- _Task objective_: Exactly reproduce the lines that follow.

- _Records excerpted from a collection_:
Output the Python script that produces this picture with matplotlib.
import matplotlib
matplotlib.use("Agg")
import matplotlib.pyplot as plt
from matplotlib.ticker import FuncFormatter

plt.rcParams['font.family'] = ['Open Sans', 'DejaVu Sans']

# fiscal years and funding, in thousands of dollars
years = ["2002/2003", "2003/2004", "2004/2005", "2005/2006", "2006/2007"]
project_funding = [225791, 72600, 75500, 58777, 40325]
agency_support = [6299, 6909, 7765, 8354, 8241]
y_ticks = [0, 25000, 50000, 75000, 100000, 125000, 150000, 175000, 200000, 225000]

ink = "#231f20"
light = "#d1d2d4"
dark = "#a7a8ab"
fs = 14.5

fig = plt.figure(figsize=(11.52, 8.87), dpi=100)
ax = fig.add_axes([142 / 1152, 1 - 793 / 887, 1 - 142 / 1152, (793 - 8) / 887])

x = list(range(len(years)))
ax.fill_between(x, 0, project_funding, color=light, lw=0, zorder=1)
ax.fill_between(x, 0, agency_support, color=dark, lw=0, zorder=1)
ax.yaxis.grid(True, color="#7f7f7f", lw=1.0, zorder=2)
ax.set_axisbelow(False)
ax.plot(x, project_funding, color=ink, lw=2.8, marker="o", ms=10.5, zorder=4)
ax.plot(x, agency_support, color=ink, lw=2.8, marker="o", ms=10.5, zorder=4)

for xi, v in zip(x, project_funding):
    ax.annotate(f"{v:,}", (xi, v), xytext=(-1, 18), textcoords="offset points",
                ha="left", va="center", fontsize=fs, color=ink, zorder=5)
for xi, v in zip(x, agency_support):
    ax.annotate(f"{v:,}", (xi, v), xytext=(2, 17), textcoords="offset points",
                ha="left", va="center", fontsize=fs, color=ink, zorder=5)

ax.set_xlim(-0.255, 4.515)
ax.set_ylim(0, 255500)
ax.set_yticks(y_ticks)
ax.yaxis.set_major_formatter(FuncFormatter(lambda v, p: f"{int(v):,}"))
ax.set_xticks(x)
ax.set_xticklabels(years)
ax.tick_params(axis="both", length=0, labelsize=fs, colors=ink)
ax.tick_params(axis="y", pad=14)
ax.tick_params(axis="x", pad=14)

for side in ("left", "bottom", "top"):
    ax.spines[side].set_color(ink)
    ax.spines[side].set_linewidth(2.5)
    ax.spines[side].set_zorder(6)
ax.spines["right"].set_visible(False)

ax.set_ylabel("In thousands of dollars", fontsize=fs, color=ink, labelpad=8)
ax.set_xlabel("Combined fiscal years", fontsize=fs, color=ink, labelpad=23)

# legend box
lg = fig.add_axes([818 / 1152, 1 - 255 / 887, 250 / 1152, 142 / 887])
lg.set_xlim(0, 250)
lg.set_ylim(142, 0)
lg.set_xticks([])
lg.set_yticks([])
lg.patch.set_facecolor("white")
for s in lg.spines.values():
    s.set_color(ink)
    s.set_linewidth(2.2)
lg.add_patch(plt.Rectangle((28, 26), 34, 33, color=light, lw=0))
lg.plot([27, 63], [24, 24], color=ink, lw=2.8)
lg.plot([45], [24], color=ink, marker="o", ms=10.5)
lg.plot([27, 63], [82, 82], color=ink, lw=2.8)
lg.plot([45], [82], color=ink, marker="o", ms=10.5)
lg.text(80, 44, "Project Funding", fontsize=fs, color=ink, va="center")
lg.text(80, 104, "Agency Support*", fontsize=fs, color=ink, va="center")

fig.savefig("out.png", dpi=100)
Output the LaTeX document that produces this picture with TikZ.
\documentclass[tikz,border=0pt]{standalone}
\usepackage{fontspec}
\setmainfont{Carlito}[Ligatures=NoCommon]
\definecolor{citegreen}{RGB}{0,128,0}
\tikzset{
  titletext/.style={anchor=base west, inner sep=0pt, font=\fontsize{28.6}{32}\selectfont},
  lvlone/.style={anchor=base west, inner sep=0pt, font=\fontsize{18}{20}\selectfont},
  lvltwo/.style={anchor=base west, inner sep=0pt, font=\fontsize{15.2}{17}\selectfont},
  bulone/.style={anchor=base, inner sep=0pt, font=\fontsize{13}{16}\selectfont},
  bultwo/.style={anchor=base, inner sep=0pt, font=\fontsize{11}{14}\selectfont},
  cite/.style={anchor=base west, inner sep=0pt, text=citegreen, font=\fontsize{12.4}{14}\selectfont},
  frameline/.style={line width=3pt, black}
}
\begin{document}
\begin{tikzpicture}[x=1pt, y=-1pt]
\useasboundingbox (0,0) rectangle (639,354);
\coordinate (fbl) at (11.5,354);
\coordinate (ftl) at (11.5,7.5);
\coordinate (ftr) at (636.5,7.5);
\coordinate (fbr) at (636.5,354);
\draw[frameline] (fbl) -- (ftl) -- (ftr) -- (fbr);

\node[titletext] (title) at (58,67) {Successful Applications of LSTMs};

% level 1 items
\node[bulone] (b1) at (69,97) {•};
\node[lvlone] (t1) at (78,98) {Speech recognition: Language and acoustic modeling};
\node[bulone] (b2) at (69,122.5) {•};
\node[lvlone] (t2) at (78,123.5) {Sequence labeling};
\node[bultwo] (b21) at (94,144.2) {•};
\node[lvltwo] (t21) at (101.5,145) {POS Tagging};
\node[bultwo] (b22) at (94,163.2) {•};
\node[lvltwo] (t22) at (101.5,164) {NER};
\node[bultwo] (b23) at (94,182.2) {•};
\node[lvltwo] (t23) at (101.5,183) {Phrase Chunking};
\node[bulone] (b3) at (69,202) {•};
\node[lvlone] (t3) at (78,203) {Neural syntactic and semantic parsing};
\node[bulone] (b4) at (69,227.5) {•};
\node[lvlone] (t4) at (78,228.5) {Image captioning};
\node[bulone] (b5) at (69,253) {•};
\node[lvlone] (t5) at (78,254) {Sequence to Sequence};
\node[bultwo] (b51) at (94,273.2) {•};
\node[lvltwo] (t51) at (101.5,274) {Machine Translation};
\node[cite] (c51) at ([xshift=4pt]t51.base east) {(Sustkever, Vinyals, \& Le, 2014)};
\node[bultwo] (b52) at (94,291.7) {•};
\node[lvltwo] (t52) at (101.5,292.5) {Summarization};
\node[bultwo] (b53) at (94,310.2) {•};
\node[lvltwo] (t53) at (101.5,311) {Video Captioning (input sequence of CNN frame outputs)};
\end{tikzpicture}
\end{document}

- _Solution for this exercise_:
Output the Python script that produces this picture with matplotlib.
import matplotlib
matplotlib.use("Agg")
import matplotlib.pyplot as plt
from matplotlib.ticker import FuncFormatter

plt.rcParams['font.family'] = ['Open Sans', 'DejaVu Sans']

# fiscal years and funding, in thousands of dollars
years = ["2002/2003", "2003/2004", "2004/2005", "2005/2006", "2006/2007"]
project_funding = [225791, 72600, 75500, 58777, 40325]
agency_support = [6299, 6909, 7765, 8354, 8241]
y_ticks = [0, 25000, 50000, 75000, 100000, 125000, 150000, 175000, 200000, 225000]

ink = "#231f20"
light = "#d1d2d4"
dark = "#a7a8ab"
fs = 14.5

fig = plt.figure(figsize=(11.52, 8.87), dpi=100)
ax = fig.add_axes([142 / 1152, 1 - 793 / 887, 1 - 142 / 1152, (793 - 8) / 887])

x = list(range(len(years)))
ax.fill_between(x, 0, project_funding, color=light, lw=0, zorder=1)
ax.fill_between(x, 0, agency_support, color=dark, lw=0, zorder=1)
ax.yaxis.grid(True, color="#7f7f7f", lw=1.0, zorder=2)
ax.set_axisbelow(False)
ax.plot(x, project_funding, color=ink, lw=2.8, marker="o", ms=10.5, zorder=4)
ax.plot(x, agency_support, color=ink, lw=2.8, marker="o", ms=10.5, zorder=4)

for xi, v in zip(x, project_funding):
    ax.annotate(f"{v:,}", (xi, v), xytext=(-1, 18), textcoords="offset points",
                ha="left", va="center", fontsize=fs, color=ink, zorder=5)
for xi, v in zip(x, agency_support):
    ax.annotate(f"{v:,}", (xi, v), xytext=(2, 17), textcoords="offset points",
                ha="left", va="center", fontsize=fs, color=ink, zorder=5)

ax.set_xlim(-0.255, 4.515)
ax.set_ylim(0, 255500)
ax.set_yticks(y_ticks)
ax.yaxis.set_major_formatter(FuncFormatter(lambda v, p: f"{int(v):,}"))
ax.set_xticks(x)
ax.set_xticklabels(years)
ax.tick_params(axis="both", length=0, labelsize=fs, colors=ink)
ax.tick_params(axis="y", pad=14)
ax.tick_params(axis="x", pad=14)

for side in ("left", "bottom", "top"):
    ax.spines[side].set_color(ink)
    ax.spines[side].set_linewidth(2.5)
    ax.spines[side].set_zorder(6)
ax.spines["right"].set_visible(False)

ax.set_ylabel("In thousands of dollars", fontsize=fs, color=ink, labelpad=8)
ax.set_xlabel("Combined fiscal years", fontsize=fs, color=ink, labelpad=23)

# legend box
lg = fig.add_axes([818 / 1152, 1 - 255 / 887, 250 / 1152, 142 / 887])
lg.set_xlim(0, 250)
lg.set_ylim(142, 0)
lg.set_xticks([])
lg.set_yticks([])
lg.patch.set_facecolor("white")
for s in lg.spines.values():
    s.set_color(ink)
    s.set_linewidth(2.2)
lg.add_patch(plt.Rectangle((28, 26), 34, 33, color=light, lw=0))
lg.plot([27, 63], [24, 24], color=ink, lw=2.8)
lg.plot([45], [24], color=ink, marker="o", ms=10.5)
lg.plot([27, 63], [82, 82], color=ink, lw=2.8)
lg.plot([45], [82], color=ink, marker="o", ms=10.5)
lg.text(80, 44, "Project Funding", fontsize=fs, color=ink, va="center")
lg.text(80, 104, "Agency Support*", fontsize=fs, color=ink, va="center")

fig.savefig("out.png", dpi=100)
Output the LaTeX document that produces this picture with TikZ.
\documentclass[tikz,border=0pt]{standalone}
\usepackage{fontspec}
\setmainfont{Carlito}[Ligatures=NoCommon]
\definecolor{citegreen}{RGB}{0,128,0}
\tikzset{
  titletext/.style={anchor=base west, inner sep=0pt, font=\fontsize{28.6}{32}\selectfont},
  lvlone/.style={anchor=base west, inner sep=0pt, font=\fontsize{18}{20}\selectfont},
  lvltwo/.style={anchor=base west, inner sep=0pt, font=\fontsize{15.2}{17}\selectfont},
  bulone/.style={anchor=base, inner sep=0pt, font=\fontsize{13}{16}\selectfont},
  bultwo/.style={anchor=base, inner sep=0pt, font=\fontsize{11}{14}\selectfont},
  cite/.style={anchor=base west, inner sep=0pt, text=citegreen, font=\fontsize{12.4}{14}\selectfont},
  frameline/.style={line width=3pt, black}
}
\begin{document}
\begin{tikzpicture}[x=1pt, y=-1pt]
\useasboundingbox (0,0) rectangle (639,354);
\coordinate (fbl) at (11.5,354);
\coordinate (ftl) at (11.5,7.5);
\coordinate (ftr) at (636.5,7.5);
\coordinate (fbr) at (636.5,354);
\draw[frameline] (fbl) -- (ftl) -- (ftr) -- (fbr);

\node[titletext] (title) at (58,67) {Successful Applications of LSTMs};

% level 1 items
\node[bulone] (b1) at (69,97) {•};
\node[lvlone] (t1) at (78,98) {Speech recognition: Language and acoustic modeling};
\node[bulone] (b2) at (69,122.5) {•};
\node[lvlone] (t2) at (78,123.5) {Sequence labeling};
\node[bultwo] (b21) at (94,144.2) {•};
\node[lvltwo] (t21) at (101.5,145) {POS Tagging};
\node[bultwo] (b22) at (94,163.2) {•};
\node[lvltwo] (t22) at (101.5,164) {NER};
\node[bultwo] (b23) at (94,182.2) {•};
\node[lvltwo] (t23) at (101.5,183) {Phrase Chunking};
\node[bulone] (b3) at (69,202) {•};
\node[lvlone] (t3) at (78,203) {Neural syntactic and semantic parsing};
\node[bulone] (b4) at (69,227.5) {•};
\node[lvlone] (t4) at (78,228.5) {Image captioning};
\node[bulone] (b5) at (69,253) {•};
\node[lvlone] (t5) at (78,254) {Sequence to Sequence};
\node[bultwo] (b51) at (94,273.2) {•};
\node[lvltwo] (t51) at (101.5,274) {Machine Translation};
\node[cite] (c51) at ([xshift=4pt]t51.base east) {(Sustkever, Vinyals, \& Le, 2014)};
\node[bultwo] (b52) at (94,291.7) {•};
\node[lvltwo] (t52) at (101.5,292.5) {Summarization};
\node[bultwo] (b53) at (94,310.2) {•};
\node[lvltwo] (t53) at (101.5,311) {Video Captioning (input sequence of CNN frame outputs)};
\end{tikzpicture}
\end{document}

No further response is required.